--- Start Stored records ---

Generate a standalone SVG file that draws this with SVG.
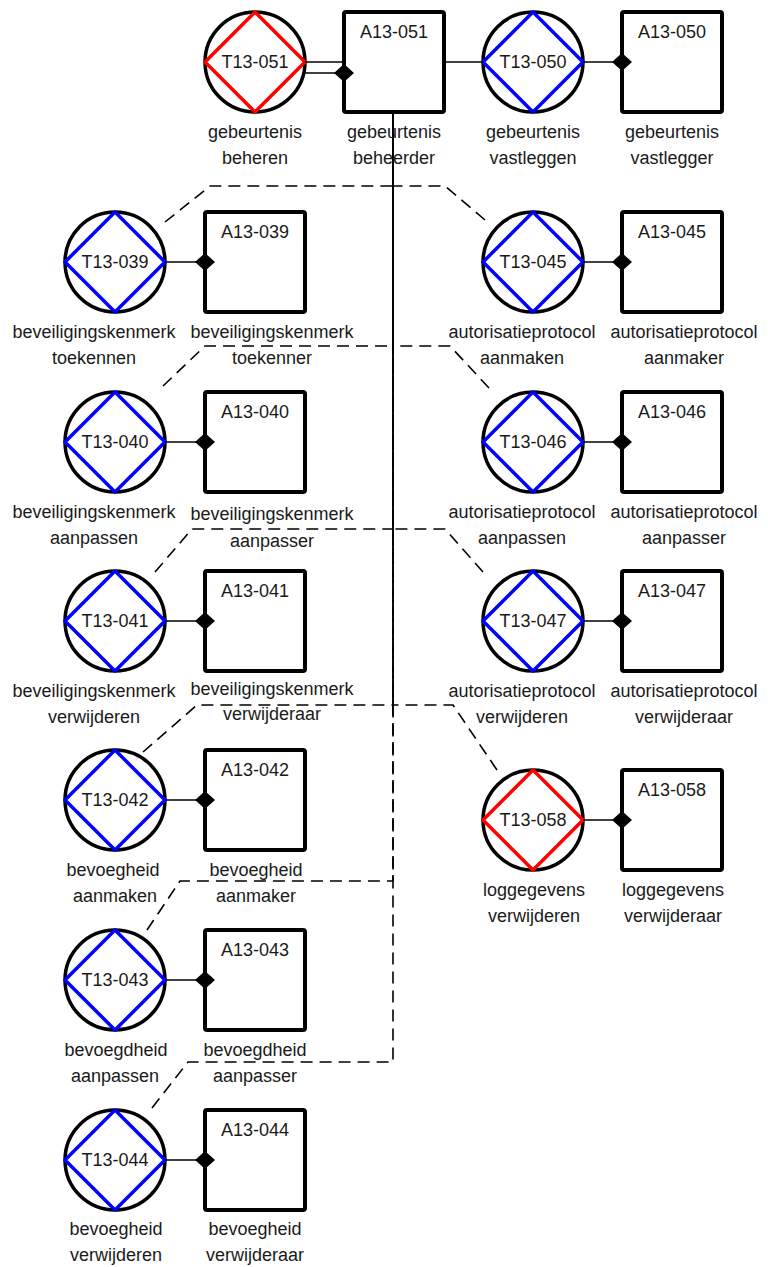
<svg xmlns="http://www.w3.org/2000/svg" width="768" height="1267" viewBox="0 0 768 1267">
<style>
.circ{fill:#fff;stroke:#000;stroke-width:3.5}
.db{fill:none;stroke:#0000ff;stroke-width:3.5;stroke-linejoin:round}
.dr{fill:none;stroke:#ff0000;stroke-width:3.5;stroke-linejoin:round}
.box{fill:#fff;stroke:#000;stroke-width:4}
.t{font-family:"Liberation Sans",Arial,sans-serif;font-size:18px;fill:#1a1a1a;text-anchor:middle}
.conn{fill:none;stroke:#000;stroke-width:1.6}
.dash{fill:none;stroke:#000;stroke-width:1.6;stroke-dasharray:12 7;stroke-linejoin:round}
</style>
<defs>
<marker id="dm" markerUnits="userSpaceOnUse" viewBox="0 0 20 18" refX="10" refY="9" markerWidth="20" markerHeight="18" orient="auto">
<path d="M0,9 L10,0 L20,9 L10,18 Z" fill="#000"/>
</marker>
</defs>
<rect width="768" height="1267" fill="#fff"/>

<g id="T13-051"><circle class="circ" cx="255" cy="62" r="50"/><polygon class="dr" points="255,12 305,62 255,112 205,62"/><text class="t" x="255" y="68">T13-051</text><text class="t" x="255" y="138">gebeurtenis</text><text class="t" x="255" y="164">beheren</text></g>
<g id="A13-051"><rect class="box" x="344" y="12" width="100" height="100" rx="2"/><text class="t" x="394" y="38">A13-051</text><text class="t" x="394" y="138">gebeurtenis</text><text class="t" x="394" y="164">beheerder</text></g>
<g id="T13-050"><circle class="circ" cx="533" cy="62" r="50"/><polygon class="db" points="533,12 583,62 533,112 483,62"/><text class="t" x="533" y="68">T13-050</text><text class="t" x="533" y="138">gebeurtenis</text><text class="t" x="533" y="164">vastleggen</text></g>
<g id="A13-050"><rect class="box" x="622" y="12" width="100" height="100" rx="2"/><text class="t" x="672" y="38">A13-050</text><text class="t" x="672" y="138">gebeurtenis</text><text class="t" x="672" y="164">vastlegger</text></g>

<g id="T13-039"><circle class="circ" cx="115" cy="262" r="50"/><polygon class="db" points="115,212 165,262 115,312 65,262"/><text class="t" x="115" y="268">T13-039</text><text class="t" x="94" y="338">beveiligingskenmerk</text><text class="t" x="94" y="364">toekennen</text></g>
<g id="A13-039"><rect class="box" x="205" y="212" width="100" height="100" rx="2"/><text class="t" x="255" y="238">A13-039</text><text class="t" x="272" y="338">beveiligingskenmerk</text><text class="t" x="272" y="364">toekenner</text></g>
<g id="T13-045"><circle class="circ" cx="533" cy="262" r="50"/><polygon class="db" points="533,212 583,262 533,312 483,262"/><text class="t" x="533" y="268">T13-045</text><text class="t" x="522" y="338">autorisatieprotocol</text><text class="t" x="522" y="364">aanmaken</text></g>
<g id="A13-045"><rect class="box" x="622" y="212" width="100" height="100" rx="2"/><text class="t" x="672" y="238">A13-045</text><text class="t" x="684" y="338">autorisatieprotocol</text><text class="t" x="684" y="364">aanmaker</text></g>

<g id="T13-040"><circle class="circ" cx="115" cy="442" r="50"/><polygon class="db" points="115,392 165,442 115,492 65,442"/><text class="t" x="115" y="448">T13-040</text><text class="t" x="94" y="518">beveiligingskenmerk</text><text class="t" x="94" y="544">aanpassen</text></g>
<g id="A13-040"><rect class="box" x="205" y="392" width="100" height="100" rx="2"/><text class="t" x="255" y="418">A13-040</text><text class="t" x="272" y="520">beveiligingskenmerk</text><text class="t" x="272" y="547">aanpasser</text></g>
<g id="T13-046"><circle class="circ" cx="533" cy="442" r="50"/><polygon class="db" points="533,392 583,442 533,492 483,442"/><text class="t" x="533" y="448">T13-046</text><text class="t" x="522" y="518">autorisatieprotocol</text><text class="t" x="522" y="544">aanpassen</text></g>
<g id="A13-046"><rect class="box" x="622" y="392" width="100" height="100" rx="2"/><text class="t" x="672" y="418">A13-046</text><text class="t" x="684" y="518">autorisatieprotocol</text><text class="t" x="684" y="544">aanpasser</text></g>

<g id="T13-041"><circle class="circ" cx="115" cy="621" r="50"/><polygon class="db" points="115,571 165,621 115,671 65,621"/><text class="t" x="115" y="627">T13-041</text><text class="t" x="94" y="697">beveiligingskenmerk</text><text class="t" x="94" y="723">verwijderen</text></g>
<g id="A13-041"><rect class="box" x="205" y="571" width="100" height="100" rx="2"/><text class="t" x="255" y="597">A13-041</text><text class="t" x="272" y="695">beveiligingskenmerk</text><text class="t" x="272" y="720">verwijderaar</text></g>
<g id="T13-047"><circle class="circ" cx="533" cy="621" r="50"/><polygon class="db" points="533,571 583,621 533,671 483,621"/><text class="t" x="533" y="627">T13-047</text><text class="t" x="522" y="697">autorisatieprotocol</text><text class="t" x="522" y="723">verwijderen</text></g>
<g id="A13-047"><rect class="box" x="622" y="571" width="100" height="100" rx="2"/><text class="t" x="672" y="597">A13-047</text><text class="t" x="684" y="697">autorisatieprotocol</text><text class="t" x="684" y="723">verwijderaar</text></g>

<g id="T13-042"><circle class="circ" cx="115" cy="800" r="50"/><polygon class="db" points="115,750 165,800 115,850 65,800"/><text class="t" x="115" y="806">T13-042</text><text class="t" x="113" y="876">bevoegheid</text><text class="t" x="115" y="902">aanmaken</text></g>
<g id="A13-042"><rect class="box" x="205" y="750" width="100" height="100" rx="2"/><text class="t" x="255" y="776">A13-042</text><text class="t" x="256" y="876">bevoegheid</text><text class="t" x="256" y="902">aanmaker</text></g>
<g id="T13-058"><circle class="circ" cx="533" cy="820" r="50"/><polygon class="dr" points="533,770 583,820 533,870 483,820"/><text class="t" x="533" y="826">T13-058</text><text class="t" x="534" y="896">loggegevens</text><text class="t" x="534" y="922">verwijderen</text></g>
<g id="A13-058"><rect class="box" x="622" y="770" width="100" height="100" rx="2"/><text class="t" x="672" y="796">A13-058</text><text class="t" x="673" y="896">loggegevens</text><text class="t" x="673" y="922">verwijderaar</text></g>

<g id="T13-043"><circle class="circ" cx="115" cy="980" r="50"/><polygon class="db" points="115,930 165,980 115,1030 65,980"/><text class="t" x="115" y="986">T13-043</text><text class="t" x="116" y="1056">bevoegdheid</text><text class="t" x="115" y="1082">aanpassen</text></g>
<g id="A13-043"><rect class="box" x="205" y="930" width="100" height="100" rx="2"/><text class="t" x="255" y="956">A13-043</text><text class="t" x="255" y="1056">bevoegdheid</text><text class="t" x="255" y="1082">aanpasser</text></g>

<g id="T13-044"><circle class="circ" cx="115" cy="1160" r="50"/><polygon class="db" points="115,1110 165,1160 115,1210 65,1160"/><text class="t" x="115" y="1166">T13-044</text><text class="t" x="116" y="1235">bevoegheid</text><text class="t" x="116" y="1261">verwijderen</text></g>
<g id="A13-044"><rect class="box" x="205" y="1110" width="100" height="100" rx="2"/><text class="t" x="255" y="1136">A13-044</text><text class="t" x="255" y="1235">bevoegheid</text><text class="t" x="255" y="1261">verwijderaar</text></g>

<g id="connectors">
<path class="dash" d="M165,222 L210,186 H393 V112"/>
<path class="dash" d="M485,220 L445,186 H393 V112"/>
<path class="dash" d="M163,386 L205,346 H393 V112"/>
<path class="dash" d="M489,388 L450,346 H393 V112"/>
<path class="dash" d="M155,572 L192,529 H393 V112"/>
<path class="dash" d="M483,572 L445,529 H393 V112"/>
<path class="dash" d="M143,752 L197,705 H393 V112"/>
<path class="dash" d="M497,770 L453,705 H393 V112"/>
<path class="dash" d="M147,930 L180,881 H393 V112"/>
<path class="dash" d="M152,1108 L188,1062 H393 V112"/>
<path class="conn" d="M305,62 H344"/>
<path class="conn" d="M304,73 H344" marker-end="url(#dm)"/>
<path class="conn" d="M444,62 H483"/>
<path class="conn" d="M583,62 H622" marker-end="url(#dm)"/>
<path class="conn" d="M165,262 H205" marker-end="url(#dm)"/>
<path class="conn" d="M583,262 H622" marker-end="url(#dm)"/>
<path class="conn" d="M165,442 H205" marker-end="url(#dm)"/>
<path class="conn" d="M583,442 H622" marker-end="url(#dm)"/>
<path class="conn" d="M165,621 H205" marker-end="url(#dm)"/>
<path class="conn" d="M583,621 H622" marker-end="url(#dm)"/>
<path class="conn" d="M165,800 H205" marker-end="url(#dm)"/>
<path class="conn" d="M583,820 H622" marker-end="url(#dm)"/>
<path class="conn" d="M165,980 H205" marker-end="url(#dm)"/>
<path class="conn" d="M165,1160 H205" marker-end="url(#dm)"/>
</g>
</svg>
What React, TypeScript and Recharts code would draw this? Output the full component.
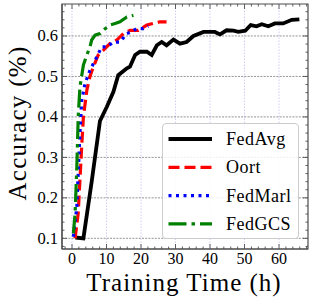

--- End Stored records ---

▸ What you will do
Go through the preceding material and copy each line that has the word "this".

▸ The answer
Generate a standalone SVG file that draws this with SVG.
What React, TypeScript and Recharts code would draw this? Output the full component.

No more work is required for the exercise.